## Begin Source material
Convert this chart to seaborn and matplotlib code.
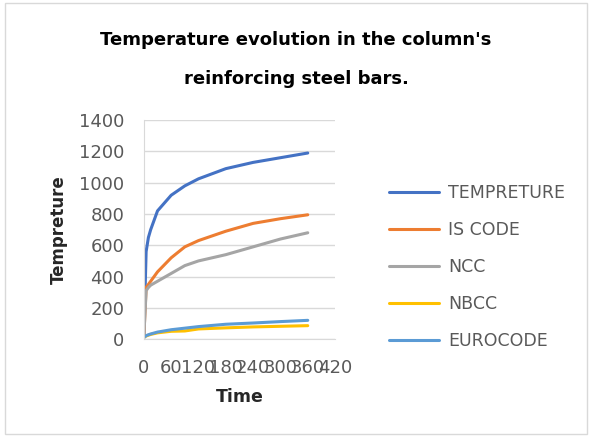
import matplotlib
matplotlib.use("Agg")
import matplotlib.pyplot as plt
import seaborn as sns
import pandas as pd

time = [0, 5, 10, 15, 30, 60, 90, 120, 180, 240, 300, 360]
tempreture = [20, 560, 650, 700, 820, 920, 980, 1025, 1090, 1130, 1160, 1190]
is_code = [20, 330, 350, 370, 430, 520, 590, 630, 690, 740, 770, 795]
ncc = [20, 310, 330, 345, 370, 420, 470, 500, 540, 590, 640, 680]
nbcc = [10, 20, 25, 30, 40, 50, 52, 65, 72, 78, 82, 86]
eurocode = [10, 22, 28, 33, 45, 60, 70, 80, 95, 103, 112, 120]

series = ["TEMPRETURE", "IS CODE", "NCC", "NBCC", "EUROCODE"]
colors = ["#4472C4", "#ED7D31", "#A5A5A5", "#FFC000", "#5B9BD5"]

df = pd.DataFrame({"Time": time, "TEMPRETURE": tempreture, "IS CODE": is_code,
                   "NCC": ncc, "NBCC": nbcc, "EUROCODE": eurocode})
long_df = df.melt(id_vars="Time", var_name="series", value_name="Temp")

sns.set_style("white")
plt.rcParams["font.family"] = ["DejaVu Sans"]

fig = plt.figure(figsize=(5.92, 4.37), dpi=100)
ax = fig.add_axes([0.243, 0.224, 0.323, 0.501])

sns.lineplot(data=long_df, x="Time", y="Temp", hue="series", hue_order=series,
             palette=colors, linewidth=2.2, ax=ax)

ax.set_xlim(0, 420)
ax.set_ylim(0, 1400)
ax.set_xticks(range(0, 421, 60))
ax.set_yticks(range(0, 1401, 200))
ax.yaxis.grid(True, color="#D9D9D9", linewidth=1)
ax.tick_params(axis="both", length=0, labelsize=13, labelcolor="#595959")
ax.tick_params(axis="x", pad=14)
ax.tick_params(axis="y", pad=14)
for side in ["top", "right"]:
    ax.spines[side].set_visible(False)
for side in ["left", "bottom"]:
    ax.spines[side].set_color("#D9D9D9")

ax.set_xlabel("Time", fontsize=12.5, fontweight="bold", labelpad=8)
ax.set_ylabel("Tempreture", fontsize=12, fontweight="bold", labelpad=8)

ax.legend(loc="center left", bbox_to_anchor=(1.2, 0.33), frameon=False,
          fontsize=12.5, labelspacing=1.1, handlelength=2.9, handletextpad=0.5,
          labelcolor="#595959")

fig.text(0.5, 0.908, "Temperature evolution in the column's", ha="center", va="center",
         fontsize=13, fontweight="bold", color="black")
fig.text(0.5, 0.82, "reinforcing steel bars.", ha="center", va="center",
         fontsize=13, fontweight="bold", color="black")

fig.patches.append(plt.Rectangle((0.008, 0.008), 0.984, 0.984, transform=fig.transFigure,
                                 fill=False, edgecolor="#D9D9D9", linewidth=1))

fig.savefig("out.png", dpi=100)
## End Source material
Your instructions >> Look through the data above. Copy every line with the string "matplotlib" in it.

Result for this exercise >>
Convert this chart to seaborn and matplotlib code.
import matplotlib
matplotlib.use("Agg")
import matplotlib.pyplot as plt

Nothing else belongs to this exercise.